• _Problem to work on_
Please print exactly the lines below, from the start of the material up to and including the line with "const yTicks = [200,300,400,500,600,700,800,900,1000];", but none of the pictures.

::::::::

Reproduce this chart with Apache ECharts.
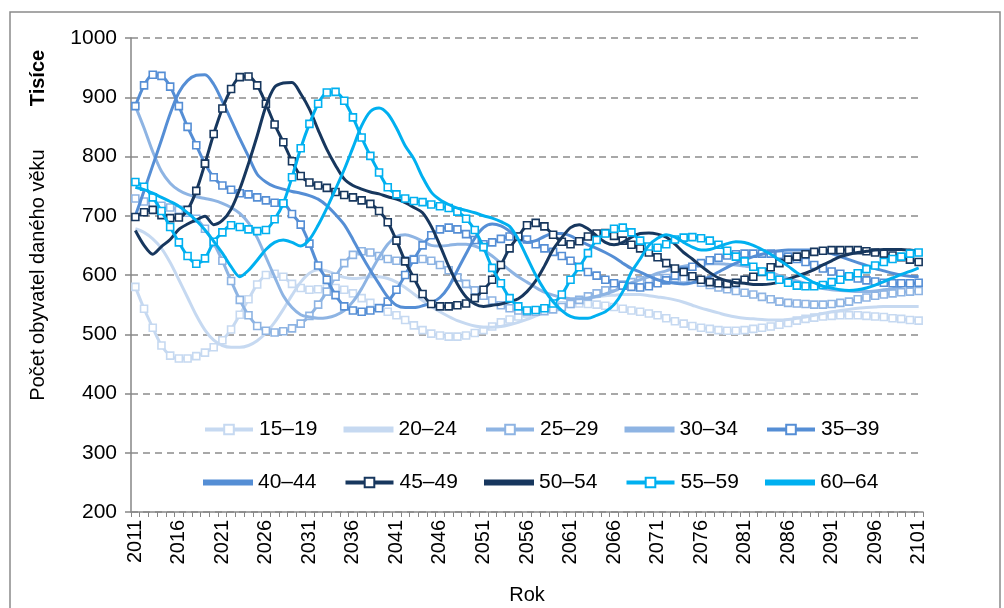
<!DOCTYPE html>
<html>
<head>
<meta charset="utf-8">
<script src="https://cdn.jsdelivr.net/npm/echarts@6/dist/echarts.min.js"></script>
<style>
html,body{margin:0;padding:0;background:#fff;}
#c{width:1004px;height:608px;}
</style>
</head>
<body>
<div id="c"></div>
<script>
// Categories (years)
const years = [
2011,2012,2013,2014,2015,2016,2017,2018,2019,2020,
2021,2022,2023,2024,2025,2026,2027,2028,2029,2030,
2031,2032,2033,2034,2035,2036,2037,2038,2039,2040,
2041,2042,2043,2044,2045,2046,2047,2048,2049,2050,
2051,2052,2053,2054,2055,2056,2057,2058,2059,2060,
2061,2062,2063,2064,2065,2066,2067,2068,2069,2070,
2071,2072,2073,2074,2075,2076,2077,2078,2079,2080,
2081,2082,2083,2084,2085,2086,2087,2088,2089,2090,
2091,2092,2093,2094,2095,2096,2097,2098,2099,2100,
2101];

const yTicks = [200,300,400,500,600,700,800,900,1000];

const age15_19 = [
580,543,511,481,464,459,459,463,469,478,
490,508,533,559,584,600,602,597,585,578,
575,576,578,578,575,569,561,553,545,538,
532,524,515,507,501,498,496,496,498,502,
507,513,520,525,530,535,540,543,546,549,
551,552,551,550,548,546,543,540,538,535,
532,527,522,518,514,511,509,507,506,506,
507,509,511,513,516,519,523,526,528,530,
531,532,532,532,531,530,529,527,526,524,
523];

const age20_24 = [
678,672,661,645,621,592,562,532,507,490,
481,478,478,481,489,502,520,542,566,588,
603,609,607,601,596,594,595,597,597,594,
588,579,568,557,547,538,530,523,518,514,
512,512,513,516,520,525,531,537,542,547,
552,556,560,563,565,566,567,567,567,565,
563,561,558,554,549,544,540,536,532,529,
527,526,525,524,524,525,527,529,532,535,
538,540,542,544,545,546,547,547,547,547,
547];

const age25_29 = [
729,724,720,717,714,710,705,695,678,654,
624,590,558,532,514,506,503,505,510,518,
531,550,572,597,620,634,640,638,632,627,
624,625,627,627,624,617,608,596,585,574,
565,557,549,544,540,538,538,539,542,546,
551,558,564,569,574,580,584,588,591,593,
594,595,595,594,592,587,583,579,576,573,
570,567,563,559,555,553,552,551,550,550,
551,553,555,559,562,565,567,569,571,572,
573];

const age30_34 = [
885,848,808,775,755,743,736,732,729,726,
721,714,704,688,663,630,597,565,545,533,
529,527,528,532,540,555,577,604,630,652,
665,668,664,657,650,649,650,652,652,649,
642,632,620,608,597,588,579,571,566,562,
560,560,561,564,568,573,580,587,592,597,
603,607,612,615,617,618,619,619,618,617,
615,613,609,605,599,594,590,586,581,577,
575,574,573,572,572,573,575,577,581,584,
588];

const age35_39 = [
885,920,938,936,918,885,850,819,788,765,
751,744,738,736,731,726,722,721,703,685,
653,616,592,566,547,540,538,540,544,555,
575,600,626,650,667,677,680,677,669,659,
652,655,661,665,665,660,652,645,639,632,
624,614,605,599,592,586,582,580,579,581,
586,591,599,607,614,620,625,629,633,635,
636,636,636,636,634,631,627,622,617,611,
606,602,598,594,591,589,587,586,586,586,
587];

const age40_44 = [
700,742,785,828,872,908,928,937,938,922,
893,862,830,800,770,757,749,745,741,738,
734,728,717,702,685,660,633,608,585,563,
549,545,545,548,553,562,580,608,636,662,
680,686,683,674,662,655,658,665,670,670,
666,658,651,645,638,630,620,611,605,598,
592,588,586,585,587,592,597,605,613,620,
626,631,635,639,641,642,642,642,642,640,
636,631,626,621,616,611,607,603,600,598,
597];

const age45_49 = [
698,706,710,701,696,697,710,742,788,838,
881,914,934,935,920,889,854,824,792,767,
756,751,747,740,735,731,726,720,708,689,
658,623,595,568,551,547,547,549,552,561,
575,592,617,645,665,684,688,682,668,656,
652,657,665,670,671,666,658,651,645,638,
630,620,611,605,598,592,588,586,585,587,
592,597,605,613,620,626,631,635,639,641,
642,642,642,642,640,638,636,633,630,626,
622];

const age50_54 = [
675,650,635,648,660,677,686,693,699,685,
692,711,745,788,835,885,917,924,925,906,
880,845,812,785,762,751,745,740,737,732,
728,722,714,705,682,650,615,585,563,551,
547,549,551,555,560,572,590,615,643,663,
680,685,678,666,655,651,655,664,670,671,
669,664,652,638,627,615,604,595,590,587,
586,584,584,585,588,593,598,603,609,617,
624,631,635,638,640,642,643,643,643,642,
641];

const age55_59 = [
757,749,731,708,681,655,632,619,628,656,
672,684,681,677,674,676,694,721,765,814,
855,889,908,909,894,866,832,801,773,748,
736,729,725,723,719,716,713,707,695,676,
647,612,586,561,547,540,541,544,552,567,
592,613,637,659,670,678,680,672,658,648,
646,652,660,663,664,662,658,651,641,631,
623,614,606,598,592,587,582,581,581,583,
588,592,598,603,610,616,622,627,631,636,
638];

const age60_64 = [
748,744,738,731,724,716,705,692,676,657,
637,614,597,608,625,643,655,659,655,649,
660,684,713,745,778,815,852,876,882,872,
848,818,796,765,740,727,719,713,709,705,
700,696,690,682,660,630,600,575,555,540,
530,527,527,532,538,550,572,605,627,650,
662,668,664,655,647,642,643,648,653,656,
655,650,643,635,625,615,604,595,587,581,
578,575,574,575,578,583,589,595,601,606,
612];

const names = ['15–19','20–24','25–29','30–34','35–39','40–44','45–49','50–54','55–59','60–64'];
const datasets = [age15_19,age20_24,age25_29,age30_34,age35_39,age40_44,age45_49,age50_54,age55_59,age60_64];
const colors = ['#c6d9f1','#c6d9f1','#8eb4e3','#8eb4e3','#558ed5','#558ed5','#17375e','#17375e','#00b0f0','#00b0f0'];
const markers = [true,false,true,false,true,false,true,false,true,false];

const FONT = 'Liberation Sans, Arial, sans-serif';

const series = names.map((n,i)=>({
  name:n, type:'line', data:datasets[i], smooth:0.3,
  symbol: markers[i] ? 'rect' : 'none',
  showSymbol: markers[i],
  showAllSymbol: true,
  symbolSize: 7,
  lineStyle:{color:colors[i], width:3},
  itemStyle:{color: markers[i] ? '#ffffff' : colors[i], borderColor:colors[i], borderWidth:1.6},
  emphasis:{disabled:true},
  z: 2 + i
}));

// one legend component per item, laid out in two rows of five
const legendLeft0 = 198, legendPitch = 140.5;
const legends = names.map((n,i)=>{
  const row = Math.floor(i/5), col = i%5;
  const base = {
    data:[n], left: legendLeft0 + col*legendPitch, top: row===0 ? 414 : 467,
    itemGap:0, selectedMode:false,
    textStyle:{fontSize:21, color:'#000', fontFamily:FONT, padding:[0,0,0,1]}
  };
  if (markers[i]) {
    base.itemWidth = 48; base.itemHeight = 12;
    base.lineStyle = {width:4};
  } else {
    base.itemWidth = 48; base.itemHeight = 4; base.icon = 'rect';
  }
  return base;
});

const chart = echarts.init(document.getElementById('c'), null, {renderer:'canvas'});
chart.setOption({
  animation:false,
  backgroundColor:'#ffffff',
  grid:{left:131, top:38, width:792, height:474, containLabel:false},
  legend: legends,
  xAxis:{
    type:'category', data:years, boundaryGap:true,
    axisLine:{show:true, lineStyle:{color:'#868686', width:1.5}},
    axisTick:{show:true, interval:0, length:5, lineStyle:{color:'#868686', width:1}},
    axisLabel:{interval:4, rotate:90, fontSize:20, color:'#000', fontFamily:FONT, margin:8},
    splitLine:{show:false}
  },
  yAxis:{
    type:'value', min:yTicks[0], max:yTicks[yTicks.length-1], interval:100,
    axisLine:{show:true, lineStyle:{color:'#868686', width:1.5}},
    axisTick:{show:true, length:6, lineStyle:{color:'#868686', width:1.5}},
    axisLabel:{fontSize:21, color:'#000', fontFamily:FONT, margin:14, formatter:(v)=>String(v)},
    splitLine:{show:true, lineStyle:{color:'#8c8c8c', width:1.5, type:[7,5]}}
  },
  graphic:[
    {type:'rect', shape:{x:10, y:12, width:990, height:620}, style:{fill:'none', stroke:'#8a8a8a', lineWidth:1.5}, silent:true, z:-1},
    {type:'text', x:38, y:275, rotation:Math.PI/2, style:{text:'Počet obyvatel daného věku', fontSize:20, fill:'#000', fontFamily:FONT, textAlign:'center', textVerticalAlign:'middle'}},
    {type:'text', x:38, y:78, rotation:Math.PI/2, style:{text:'Tisíce', fontSize:20, fontWeight:'bold', fill:'#000', fontFamily:FONT, textAlign:'center', textVerticalAlign:'middle'}},
    {type:'text', x:527, y:595, style:{text:'Rok', fontSize:20, fill:'#000', fontFamily:FONT, textAlign:'center', textVerticalAlign:'middle'}}
  ],
  series: series
});
</script>
</body>
</html>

::::::::

• _The completed task_
Reproduce this chart with Apache ECharts.
<!DOCTYPE html>
<html>
<head>
<meta charset="utf-8">
<script src="https://cdn.jsdelivr.net/npm/echarts@6/dist/echarts.min.js"></script>
<style>
html,body{margin:0;padding:0;background:#fff;}
#c{width:1004px;height:608px;}
</style>
</head>
<body>
<div id="c"></div>
<script>
// Categories (years)
const years = [
2011,2012,2013,2014,2015,2016,2017,2018,2019,2020,
2021,2022,2023,2024,2025,2026,2027,2028,2029,2030,
2031,2032,2033,2034,2035,2036,2037,2038,2039,2040,
2041,2042,2043,2044,2045,2046,2047,2048,2049,2050,
2051,2052,2053,2054,2055,2056,2057,2058,2059,2060,
2061,2062,2063,2064,2065,2066,2067,2068,2069,2070,
2071,2072,2073,2074,2075,2076,2077,2078,2079,2080,
2081,2082,2083,2084,2085,2086,2087,2088,2089,2090,
2091,2092,2093,2094,2095,2096,2097,2098,2099,2100,
2101];

const yTicks = [200,300,400,500,600,700,800,900,1000];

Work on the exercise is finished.